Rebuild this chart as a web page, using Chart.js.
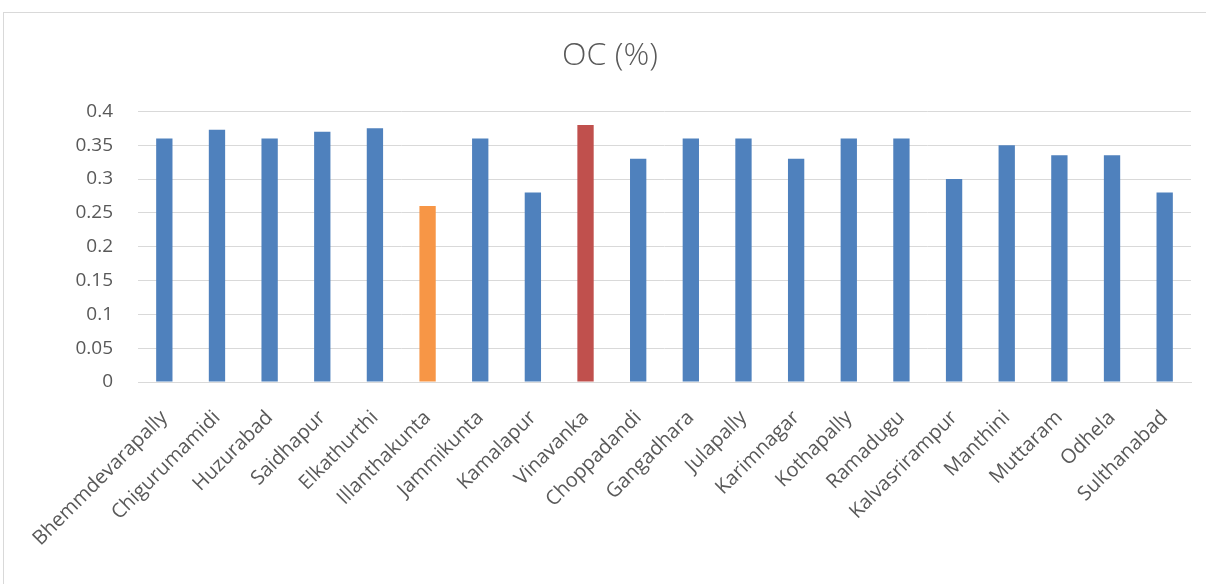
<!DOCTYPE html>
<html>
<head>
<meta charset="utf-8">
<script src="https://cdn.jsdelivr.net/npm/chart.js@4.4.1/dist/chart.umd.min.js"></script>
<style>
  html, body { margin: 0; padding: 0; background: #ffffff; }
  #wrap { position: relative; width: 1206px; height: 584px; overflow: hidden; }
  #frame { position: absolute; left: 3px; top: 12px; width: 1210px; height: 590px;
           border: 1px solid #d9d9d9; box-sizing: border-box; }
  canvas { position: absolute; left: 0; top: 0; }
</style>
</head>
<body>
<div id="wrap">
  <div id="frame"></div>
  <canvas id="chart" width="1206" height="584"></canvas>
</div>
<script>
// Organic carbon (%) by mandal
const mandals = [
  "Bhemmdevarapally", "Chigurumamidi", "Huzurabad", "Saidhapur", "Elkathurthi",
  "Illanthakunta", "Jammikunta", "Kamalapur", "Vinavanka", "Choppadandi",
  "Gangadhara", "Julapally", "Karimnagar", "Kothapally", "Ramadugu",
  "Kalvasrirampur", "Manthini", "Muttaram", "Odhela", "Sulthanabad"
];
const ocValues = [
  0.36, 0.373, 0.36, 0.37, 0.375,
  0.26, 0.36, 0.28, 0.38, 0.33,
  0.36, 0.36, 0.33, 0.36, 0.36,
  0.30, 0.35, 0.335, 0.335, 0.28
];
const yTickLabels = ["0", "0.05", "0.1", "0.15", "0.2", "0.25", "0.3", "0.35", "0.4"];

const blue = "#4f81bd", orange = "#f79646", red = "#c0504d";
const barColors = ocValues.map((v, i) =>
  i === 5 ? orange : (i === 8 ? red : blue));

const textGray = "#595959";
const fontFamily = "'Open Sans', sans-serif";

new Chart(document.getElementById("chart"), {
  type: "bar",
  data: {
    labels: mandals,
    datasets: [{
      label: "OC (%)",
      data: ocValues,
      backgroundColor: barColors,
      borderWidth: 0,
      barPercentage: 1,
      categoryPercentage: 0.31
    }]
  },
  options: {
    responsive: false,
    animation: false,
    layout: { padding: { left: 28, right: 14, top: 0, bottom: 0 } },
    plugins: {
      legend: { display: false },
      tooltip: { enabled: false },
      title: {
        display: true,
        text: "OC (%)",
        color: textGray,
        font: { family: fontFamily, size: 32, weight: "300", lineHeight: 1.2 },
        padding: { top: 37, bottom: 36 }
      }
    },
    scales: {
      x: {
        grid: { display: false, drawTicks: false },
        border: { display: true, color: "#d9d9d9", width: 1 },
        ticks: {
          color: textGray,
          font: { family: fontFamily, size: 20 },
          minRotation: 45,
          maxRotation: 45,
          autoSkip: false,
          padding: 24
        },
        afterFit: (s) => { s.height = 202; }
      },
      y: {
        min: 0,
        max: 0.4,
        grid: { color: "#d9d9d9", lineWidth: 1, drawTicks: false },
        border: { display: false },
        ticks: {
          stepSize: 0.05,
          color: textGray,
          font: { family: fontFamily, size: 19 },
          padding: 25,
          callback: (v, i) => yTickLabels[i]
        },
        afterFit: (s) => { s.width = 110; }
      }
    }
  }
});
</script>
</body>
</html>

» Task brief
Restate the data above exactly, stripping out each image.

» Task solution
Rebuild this chart as a web page, using Chart.js.
<!DOCTYPE html>
<html>
<head>
<meta charset="utf-8">
<script src="https://cdn.jsdelivr.net/npm/chart.js@4.4.1/dist/chart.umd.min.js"></script>
<style>
  html, body { margin: 0; padding: 0; background: #ffffff; }
  #wrap { position: relative; width: 1206px; height: 584px; overflow: hidden; }
  #frame { position: absolute; left: 3px; top: 12px; width: 1210px; height: 590px;
           border: 1px solid #d9d9d9; box-sizing: border-box; }
  canvas { position: absolute; left: 0; top: 0; }
</style>
</head>
<body>
<div id="wrap">
  <div id="frame"></div>
  <canvas id="chart" width="1206" height="584"></canvas>
</div>
<script>
// Organic carbon (%) by mandal
const mandals = [
  "Bhemmdevarapally", "Chigurumamidi", "Huzurabad", "Saidhapur", "Elkathurthi",
  "Illanthakunta", "Jammikunta", "Kamalapur", "Vinavanka", "Choppadandi",
  "Gangadhara", "Julapally", "Karimnagar", "Kothapally", "Ramadugu",
  "Kalvasrirampur", "Manthini", "Muttaram", "Odhela", "Sulthanabad"
];
const ocValues = [
  0.36, 0.373, 0.36, 0.37, 0.375,
  0.26, 0.36, 0.28, 0.38, 0.33,
  0.36, 0.36, 0.33, 0.36, 0.36,
  0.30, 0.35, 0.335, 0.335, 0.28
];
const yTickLabels = ["0", "0.05", "0.1", "0.15", "0.2", "0.25", "0.3", "0.35", "0.4"];

const blue = "#4f81bd", orange = "#f79646", red = "#c0504d";
const barColors = ocValues.map((v, i) =>
  i === 5 ? orange : (i === 8 ? red : blue));

const textGray = "#595959";
const fontFamily = "'Open Sans', sans-serif";

new Chart(document.getElementById("chart"), {
  type: "bar",
  data: {
    labels: mandals,
    datasets: [{
      label: "OC (%)",
      data: ocValues,
      backgroundColor: barColors,
      borderWidth: 0,
      barPercentage: 1,
      categoryPercentage: 0.31
    }]
  },
  options: {
    responsive: false,
    animation: false,
    layout: { padding: { left: 28, right: 14, top: 0, bottom: 0 } },
    plugins: {
      legend: { display: false },
      tooltip: { enabled: false },
      title: {
        display: true,
        text: "OC (%)",
        color: textGray,
        font: { family: fontFamily, size: 32, weight: "300", lineHeight: 1.2 },
        padding: { top: 37, bottom: 36 }
      }
    },
    scales: {
      x: {
        grid: { display: false, drawTicks: false },
        border: { display: true, color: "#d9d9d9", width: 1 },
        ticks: {
          color: textGray,
          font: { family: fontFamily, size: 20 },
          minRotation: 45,
          maxRotation: 45,
          autoSkip: false,
          padding: 24
        },
        afterFit: (s) => { s.height = 202; }
      },
      y: {
        min: 0,
        max: 0.4,
        grid: { color: "#d9d9d9", lineWidth: 1, drawTicks: false },
        border: { display: false },
        ticks: {
          stepSize: 0.05,
          color: textGray,
          font: { family: fontFamily, size: 19 },
          padding: 25,
          callback: (v, i) => yTickLabels[i]
        },
        afterFit: (s) => { s.width = 110; }
      }
    }
  }
});
</script>
</body>
</html>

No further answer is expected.